##### Material provided

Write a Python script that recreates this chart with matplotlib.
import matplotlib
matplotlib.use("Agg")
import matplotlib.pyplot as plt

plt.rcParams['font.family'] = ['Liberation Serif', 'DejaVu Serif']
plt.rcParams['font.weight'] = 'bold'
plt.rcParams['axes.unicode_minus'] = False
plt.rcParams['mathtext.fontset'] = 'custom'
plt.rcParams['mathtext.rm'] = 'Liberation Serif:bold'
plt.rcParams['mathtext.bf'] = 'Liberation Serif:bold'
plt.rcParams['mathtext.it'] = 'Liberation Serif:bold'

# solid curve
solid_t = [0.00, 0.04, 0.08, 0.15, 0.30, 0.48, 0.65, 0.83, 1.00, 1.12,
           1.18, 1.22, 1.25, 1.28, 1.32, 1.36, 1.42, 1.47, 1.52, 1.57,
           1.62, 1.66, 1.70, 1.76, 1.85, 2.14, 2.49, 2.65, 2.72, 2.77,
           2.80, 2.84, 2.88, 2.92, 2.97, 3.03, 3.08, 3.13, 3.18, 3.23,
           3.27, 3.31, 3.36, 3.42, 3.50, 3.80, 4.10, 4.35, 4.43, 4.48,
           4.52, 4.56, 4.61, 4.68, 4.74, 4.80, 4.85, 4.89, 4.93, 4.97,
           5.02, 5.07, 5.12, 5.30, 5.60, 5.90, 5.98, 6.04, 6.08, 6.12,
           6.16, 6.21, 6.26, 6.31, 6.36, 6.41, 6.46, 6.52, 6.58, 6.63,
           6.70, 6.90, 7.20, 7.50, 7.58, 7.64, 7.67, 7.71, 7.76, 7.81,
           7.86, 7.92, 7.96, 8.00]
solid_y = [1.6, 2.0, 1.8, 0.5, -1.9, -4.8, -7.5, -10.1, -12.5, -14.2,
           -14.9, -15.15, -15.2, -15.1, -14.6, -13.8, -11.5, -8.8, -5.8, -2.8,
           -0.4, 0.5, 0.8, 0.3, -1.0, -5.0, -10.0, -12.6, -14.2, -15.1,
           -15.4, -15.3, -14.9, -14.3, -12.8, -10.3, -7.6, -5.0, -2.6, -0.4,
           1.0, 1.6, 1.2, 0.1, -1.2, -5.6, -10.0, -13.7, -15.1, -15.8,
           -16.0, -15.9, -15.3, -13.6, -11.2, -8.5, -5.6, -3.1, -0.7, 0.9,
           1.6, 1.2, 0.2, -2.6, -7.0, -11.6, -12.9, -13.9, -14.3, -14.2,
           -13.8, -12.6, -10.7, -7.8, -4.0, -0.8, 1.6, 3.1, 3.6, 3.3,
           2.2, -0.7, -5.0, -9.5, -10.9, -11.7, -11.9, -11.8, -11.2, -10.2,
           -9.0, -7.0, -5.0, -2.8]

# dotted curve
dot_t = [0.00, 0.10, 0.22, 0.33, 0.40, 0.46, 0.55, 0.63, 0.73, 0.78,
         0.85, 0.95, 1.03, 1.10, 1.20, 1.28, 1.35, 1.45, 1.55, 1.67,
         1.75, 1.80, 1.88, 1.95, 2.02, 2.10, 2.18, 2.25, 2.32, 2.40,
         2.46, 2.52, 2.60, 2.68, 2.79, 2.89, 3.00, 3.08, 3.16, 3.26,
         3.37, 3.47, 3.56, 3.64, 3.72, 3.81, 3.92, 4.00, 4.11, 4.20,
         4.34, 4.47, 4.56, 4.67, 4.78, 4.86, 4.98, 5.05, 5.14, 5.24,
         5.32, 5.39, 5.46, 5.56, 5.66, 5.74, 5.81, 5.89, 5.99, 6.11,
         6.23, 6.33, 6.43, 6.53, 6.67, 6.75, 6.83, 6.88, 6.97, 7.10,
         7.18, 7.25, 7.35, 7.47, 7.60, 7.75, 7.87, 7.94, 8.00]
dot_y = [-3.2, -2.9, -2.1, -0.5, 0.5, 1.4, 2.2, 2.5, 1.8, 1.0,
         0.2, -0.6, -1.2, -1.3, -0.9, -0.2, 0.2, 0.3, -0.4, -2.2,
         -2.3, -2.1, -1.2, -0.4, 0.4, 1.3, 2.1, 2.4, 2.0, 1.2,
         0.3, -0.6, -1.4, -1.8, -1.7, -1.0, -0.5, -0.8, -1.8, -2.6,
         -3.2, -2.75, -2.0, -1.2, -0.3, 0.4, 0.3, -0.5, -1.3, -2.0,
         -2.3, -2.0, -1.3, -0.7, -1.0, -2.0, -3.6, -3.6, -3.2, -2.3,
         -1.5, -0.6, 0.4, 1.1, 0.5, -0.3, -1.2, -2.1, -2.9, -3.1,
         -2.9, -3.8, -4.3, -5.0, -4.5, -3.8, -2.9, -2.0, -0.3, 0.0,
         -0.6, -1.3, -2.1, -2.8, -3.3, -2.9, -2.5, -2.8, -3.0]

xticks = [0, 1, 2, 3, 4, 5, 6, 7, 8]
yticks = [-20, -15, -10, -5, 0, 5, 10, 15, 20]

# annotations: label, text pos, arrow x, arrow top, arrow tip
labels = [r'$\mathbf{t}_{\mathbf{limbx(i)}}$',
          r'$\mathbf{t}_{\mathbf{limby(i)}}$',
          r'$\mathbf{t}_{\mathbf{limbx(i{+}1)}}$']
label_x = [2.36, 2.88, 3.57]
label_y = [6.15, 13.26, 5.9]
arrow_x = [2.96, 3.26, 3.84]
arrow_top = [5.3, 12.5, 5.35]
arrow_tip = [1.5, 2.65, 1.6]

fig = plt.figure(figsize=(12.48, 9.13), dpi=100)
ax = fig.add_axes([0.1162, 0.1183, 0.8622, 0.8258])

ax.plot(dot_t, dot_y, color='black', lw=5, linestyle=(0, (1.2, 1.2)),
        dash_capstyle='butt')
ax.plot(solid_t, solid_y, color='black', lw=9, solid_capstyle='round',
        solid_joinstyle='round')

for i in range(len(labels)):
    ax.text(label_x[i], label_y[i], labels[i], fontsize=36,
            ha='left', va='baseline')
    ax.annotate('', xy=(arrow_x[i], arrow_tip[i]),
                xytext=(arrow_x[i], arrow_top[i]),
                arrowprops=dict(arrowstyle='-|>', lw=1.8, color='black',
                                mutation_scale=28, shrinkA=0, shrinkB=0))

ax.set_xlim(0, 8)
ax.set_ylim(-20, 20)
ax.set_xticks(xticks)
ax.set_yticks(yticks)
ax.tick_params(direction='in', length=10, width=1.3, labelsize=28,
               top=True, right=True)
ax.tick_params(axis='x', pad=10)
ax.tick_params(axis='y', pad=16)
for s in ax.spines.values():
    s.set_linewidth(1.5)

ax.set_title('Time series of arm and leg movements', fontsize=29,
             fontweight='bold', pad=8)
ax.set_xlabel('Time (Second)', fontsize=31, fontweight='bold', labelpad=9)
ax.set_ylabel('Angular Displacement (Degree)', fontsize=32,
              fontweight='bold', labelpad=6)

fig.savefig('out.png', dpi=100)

##########

* [Task statement]:
Retype the data exactly as given.

* [Task solution]:
Write a Python script that recreates this chart with matplotlib.
import matplotlib
matplotlib.use("Agg")
import matplotlib.pyplot as plt

plt.rcParams['font.family'] = ['Liberation Serif', 'DejaVu Serif']
plt.rcParams['font.weight'] = 'bold'
plt.rcParams['axes.unicode_minus'] = False
plt.rcParams['mathtext.fontset'] = 'custom'
plt.rcParams['mathtext.rm'] = 'Liberation Serif:bold'
plt.rcParams['mathtext.bf'] = 'Liberation Serif:bold'
plt.rcParams['mathtext.it'] = 'Liberation Serif:bold'

# solid curve
solid_t = [0.00, 0.04, 0.08, 0.15, 0.30, 0.48, 0.65, 0.83, 1.00, 1.12,
           1.18, 1.22, 1.25, 1.28, 1.32, 1.36, 1.42, 1.47, 1.52, 1.57,
           1.62, 1.66, 1.70, 1.76, 1.85, 2.14, 2.49, 2.65, 2.72, 2.77,
           2.80, 2.84, 2.88, 2.92, 2.97, 3.03, 3.08, 3.13, 3.18, 3.23,
           3.27, 3.31, 3.36, 3.42, 3.50, 3.80, 4.10, 4.35, 4.43, 4.48,
           4.52, 4.56, 4.61, 4.68, 4.74, 4.80, 4.85, 4.89, 4.93, 4.97,
           5.02, 5.07, 5.12, 5.30, 5.60, 5.90, 5.98, 6.04, 6.08, 6.12,
           6.16, 6.21, 6.26, 6.31, 6.36, 6.41, 6.46, 6.52, 6.58, 6.63,
           6.70, 6.90, 7.20, 7.50, 7.58, 7.64, 7.67, 7.71, 7.76, 7.81,
           7.86, 7.92, 7.96, 8.00]
solid_y = [1.6, 2.0, 1.8, 0.5, -1.9, -4.8, -7.5, -10.1, -12.5, -14.2,
           -14.9, -15.15, -15.2, -15.1, -14.6, -13.8, -11.5, -8.8, -5.8, -2.8,
           -0.4, 0.5, 0.8, 0.3, -1.0, -5.0, -10.0, -12.6, -14.2, -15.1,
           -15.4, -15.3, -14.9, -14.3, -12.8, -10.3, -7.6, -5.0, -2.6, -0.4,
           1.0, 1.6, 1.2, 0.1, -1.2, -5.6, -10.0, -13.7, -15.1, -15.8,
           -16.0, -15.9, -15.3, -13.6, -11.2, -8.5, -5.6, -3.1, -0.7, 0.9,
           1.6, 1.2, 0.2, -2.6, -7.0, -11.6, -12.9, -13.9, -14.3, -14.2,
           -13.8, -12.6, -10.7, -7.8, -4.0, -0.8, 1.6, 3.1, 3.6, 3.3,
           2.2, -0.7, -5.0, -9.5, -10.9, -11.7, -11.9, -11.8, -11.2, -10.2,
           -9.0, -7.0, -5.0, -2.8]

# dotted curve
dot_t = [0.00, 0.10, 0.22, 0.33, 0.40, 0.46, 0.55, 0.63, 0.73, 0.78,
         0.85, 0.95, 1.03, 1.10, 1.20, 1.28, 1.35, 1.45, 1.55, 1.67,
         1.75, 1.80, 1.88, 1.95, 2.02, 2.10, 2.18, 2.25, 2.32, 2.40,
         2.46, 2.52, 2.60, 2.68, 2.79, 2.89, 3.00, 3.08, 3.16, 3.26,
         3.37, 3.47, 3.56, 3.64, 3.72, 3.81, 3.92, 4.00, 4.11, 4.20,
         4.34, 4.47, 4.56, 4.67, 4.78, 4.86, 4.98, 5.05, 5.14, 5.24,
         5.32, 5.39, 5.46, 5.56, 5.66, 5.74, 5.81, 5.89, 5.99, 6.11,
         6.23, 6.33, 6.43, 6.53, 6.67, 6.75, 6.83, 6.88, 6.97, 7.10,
         7.18, 7.25, 7.35, 7.47, 7.60, 7.75, 7.87, 7.94, 8.00]
dot_y = [-3.2, -2.9, -2.1, -0.5, 0.5, 1.4, 2.2, 2.5, 1.8, 1.0,
         0.2, -0.6, -1.2, -1.3, -0.9, -0.2, 0.2, 0.3, -0.4, -2.2,
         -2.3, -2.1, -1.2, -0.4, 0.4, 1.3, 2.1, 2.4, 2.0, 1.2,
         0.3, -0.6, -1.4, -1.8, -1.7, -1.0, -0.5, -0.8, -1.8, -2.6,
         -3.2, -2.75, -2.0, -1.2, -0.3, 0.4, 0.3, -0.5, -1.3, -2.0,
         -2.3, -2.0, -1.3, -0.7, -1.0, -2.0, -3.6, -3.6, -3.2, -2.3,
         -1.5, -0.6, 0.4, 1.1, 0.5, -0.3, -1.2, -2.1, -2.9, -3.1,
         -2.9, -3.8, -4.3, -5.0, -4.5, -3.8, -2.9, -2.0, -0.3, 0.0,
         -0.6, -1.3, -2.1, -2.8, -3.3, -2.9, -2.5, -2.8, -3.0]

xticks = [0, 1, 2, 3, 4, 5, 6, 7, 8]
yticks = [-20, -15, -10, -5, 0, 5, 10, 15, 20]

# annotations: label, text pos, arrow x, arrow top, arrow tip
labels = [r'$\mathbf{t}_{\mathbf{limbx(i)}}$',
          r'$\mathbf{t}_{\mathbf{limby(i)}}$',
          r'$\mathbf{t}_{\mathbf{limbx(i{+}1)}}$']
label_x = [2.36, 2.88, 3.57]
label_y = [6.15, 13.26, 5.9]
arrow_x = [2.96, 3.26, 3.84]
arrow_top = [5.3, 12.5, 5.35]
arrow_tip = [1.5, 2.65, 1.6]

fig = plt.figure(figsize=(12.48, 9.13), dpi=100)
ax = fig.add_axes([0.1162, 0.1183, 0.8622, 0.8258])

ax.plot(dot_t, dot_y, color='black', lw=5, linestyle=(0, (1.2, 1.2)),
        dash_capstyle='butt')
ax.plot(solid_t, solid_y, color='black', lw=9, solid_capstyle='round',
        solid_joinstyle='round')

for i in range(len(labels)):
    ax.text(label_x[i], label_y[i], labels[i], fontsize=36,
            ha='left', va='baseline')
    ax.annotate('', xy=(arrow_x[i], arrow_tip[i]),
                xytext=(arrow_x[i], arrow_top[i]),
                arrowprops=dict(arrowstyle='-|>', lw=1.8, color='black',
                                mutation_scale=28, shrinkA=0, shrinkB=0))

ax.set_xlim(0, 8)
ax.set_ylim(-20, 20)
ax.set_xticks(xticks)
ax.set_yticks(yticks)
ax.tick_params(direction='in', length=10, width=1.3, labelsize=28,
               top=True, right=True)
ax.tick_params(axis='x', pad=10)
ax.tick_params(axis='y', pad=16)
for s in ax.spines.values():
    s.set_linewidth(1.5)

ax.set_title('Time series of arm and leg movements', fontsize=29,
             fontweight='bold', pad=8)
ax.set_xlabel('Time (Second)', fontsize=31, fontweight='bold', labelpad=9)
ax.set_ylabel('Angular Displacement (Degree)', fontsize=32,
              fontweight='bold', labelpad=6)

fig.savefig('out.png', dpi=100)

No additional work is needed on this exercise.